A Life of Constant Movement


I’m back in Los Angeles, which means I’ve survived the cross-country move from Chicago. Before officially unpacking the two huge luggages I took with me on board the flight, I want to take the moment to recount the process of moving my life across 1,700 miles back to the place I call home. Hopefully this will serve as a reminder for myself in my next relocation. I appreciate the experience– no matter how exhausting it all was– since these lessons could only have come to me when I was deep into the process of packing and moving.

Moving is not easy. 

I would be the first to say that I love to move. I’m energized by movement, the activity that promises many different encounters with people, things, places and ideas. I like the ongoing stimulation of being in the center of things that are currently happening. I’ve developed a lifestyle that allows me to move easily between places– whether part of my travel hobby or changing my living situation. I prided myself with the ability to live minimally, which I kept successfully for three years…until I found out while packing that I’ve accumulated enough stuff to fit in 10 boxes. Albeit these boxes are small, no longer can I say that all that I own fit in two luggages. Sigh.
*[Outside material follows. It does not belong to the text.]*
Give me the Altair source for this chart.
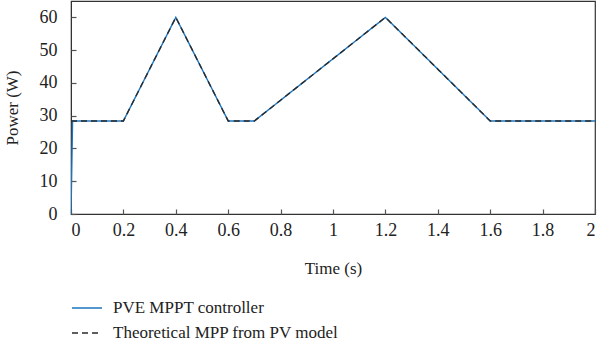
import altair as alt
import pandas as pd

# PVE MPPT controller (measured)
pve_t = [0.0, 0.006, 0.2, 0.4, 0.6, 0.7, 1.2, 1.6, 2.0]
pve_p = [0.0, 28.4, 28.4, 60.0, 28.4, 28.4, 60.0, 28.4, 28.4]
# Theoretical MPP from PV model
th_t = [0.0, 0.2, 0.4, 0.6, 0.7, 1.2, 1.6, 2.0]
th_p = [28.4, 28.4, 60.0, 28.4, 28.4, 60.0, 28.4, 28.4]

x_ticks = [0, 0.2, 0.4, 0.6, 0.8, 1, 1.2, 1.4, 1.6, 1.8, 2]
y_ticks = [0, 10, 20, 30, 40, 50, 60]

series = ["PVE MPPT controller", "Theoretical MPP from PV model"]

rows = []
for i, (t, p) in enumerate(zip(pve_t, pve_p)):
    rows.append({"t": t, "p": p, "s": series[0], "o": i})
for i, (t, p) in enumerate(zip(th_t, th_p)):
    rows.append({"t": t, "p": p, "s": series[1], "o": i})
df = pd.DataFrame(rows)

FONT = "'Liberation Serif', 'Times New Roman', serif"
W, H = 524, 213

xscale = alt.Scale(domain=[0, 2], nice=False)
yscale = alt.Scale(domain=[0, 65], nice=False)

main = alt.Chart(df).mark_line(strokeWidth=1.4, clip=True).encode(
    x=alt.X("t:Q", title="Time (s)", scale=xscale,
            axis=alt.Axis(values=x_ticks, format="~g", ticks=False,
                          labelFont=FONT, labelFontSize=18, labelPadding=7,
                          titleFont=FONT, titleFontSize=17, titlePadding=21)),
    y=alt.Y("p:Q", title="Power (W)", scale=yscale,
            axis=alt.Axis(values=y_ticks, ticks=False,
                          labelFont=FONT, labelFontSize=18, labelPadding=14,
                          titleFont=FONT, titleFontSize=17, titlePadding=18)),
    color=alt.Color("s:N", scale=alt.Scale(domain=series, range=["#1b75bf", "#2a2a2a"]),
                    legend=alt.Legend(title=None, orient="none", legendX=0, legendY=291,
                                      symbolType="stroke", symbolSize=900, symbolStrokeWidth=1.4,
                                      labelFont=FONT, labelFontSize=17, labelColor="#222",
                                      labelLimit=0, rowPadding=1, labelOffset=10,
                                      direction="vertical")),
    strokeDash=alt.StrokeDash("s:N", scale=alt.Scale(domain=series, range=[[1, 0], [6, 4]]),
                              legend=alt.Legend(title=None, orient="none", legendX=0, legendY=291,
                                                symbolType="stroke", symbolSize=900,
                                                labelFont=FONT, labelFontSize=17,
                                                labelLimit=0, rowPadding=1, labelOffset=10)),
    order="o:Q",
)

# inside-pointing ticks: axes on the opposite side moved onto the frame
ticks_layer = alt.Chart(df).mark_line(opacity=0).encode(
    x=alt.X("t:Q", scale=xscale,
            axis=alt.Axis(orient="top", offset=-H, values=x_ticks, labels=False,
                          domain=False, title=None, ticks=True, tickSize=5,
                          tickColor="#555", tickWidth=1.2)),
    y=alt.Y("p:Q", scale=yscale,
            axis=alt.Axis(orient="right", offset=-W, values=y_ticks, labels=False,
                          domain=False, title=None, ticks=True, tickSize=5,
                          tickColor="#555", tickWidth=1.2)),
)

chart = alt.layer(main, ticks_layer).resolve_axis(
    x="independent", y="independent"
).properties(
    width=W, height=H,
    padding={"left": 71, "top": 1, "right": 5, "bottom": 134},
    autosize=alt.AutoSizeParams(type="none"),
).configure_view(
    stroke="#333", strokeWidth=1.2
).configure_axis(
    labelColor="#222", titleColor="#222", titleFontWeight="normal",
    domainColor="#333", grid=False,
).configure_legend(
    labelFont=FONT
)

chart.save("out.html", embed_options={"renderer": "svg", "actions": False})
Packing reminds me to reassess my consumption habits.

I wouldn’t have known that I’ve amassed more stuff over the years, especially since the change is incremental. Buying a coat for this fall, a rain jacket for spring, oh, and I must have a tank top in different colors for mixing-and-matching outfits in the summer. Having this reminder every few years makes me become more conscious of my spending, and challenges me to maximize the usage I can get out of the things I already own.

Moving compels me to recalibrate.

Moving to a new location requires one to confront some of life’s challenging existential questions: where am I now? Where do I see myself going? While it is uncomfortable and difficult to be in this position, I welcome the opportunity to think about these questions every couple of years. These allow me to make sure I’m still enjoying what I like to do, keeps me on track with what I want to do long-term, and pushes me to determine what else I want to do and the urgency required around all these activities.

Start with the boxes when packing, rather than the stuff.

As I was packing my stuff away, there were moments when the inconveniences of boxing up everything became frustrating. I felt I had already packed a lot of my stuff, but a quick look across my room reminds me of how much I still need to pack. I then realized that none of the stuff I own were necessary to bring. Sure, I need clothes, shoes, and other material possessions, but all of these can be replaced and I have enough of what I need at home in Los Angeles, even if I don’t pack anything from Chicago. There were several times throughout the packing process when I just wanted to give away, throw or donate what I owned. Then, an epiphany came when in a moment of frustration, I rolled up my sleeves, took a deep breath and told myself: I will only bring less than 10 small boxes with me, and anything that won’t fit will need to be given/thrown/donated away. That made packing more efficient and effective. I came away with 9 small boxes, 70% of which were books, grad school readers and paper handouts. I saved a lot of shipping costs this way (most were shipped via media mail). Limiting myself with what I could bring placed another layer of discipline to the entire process.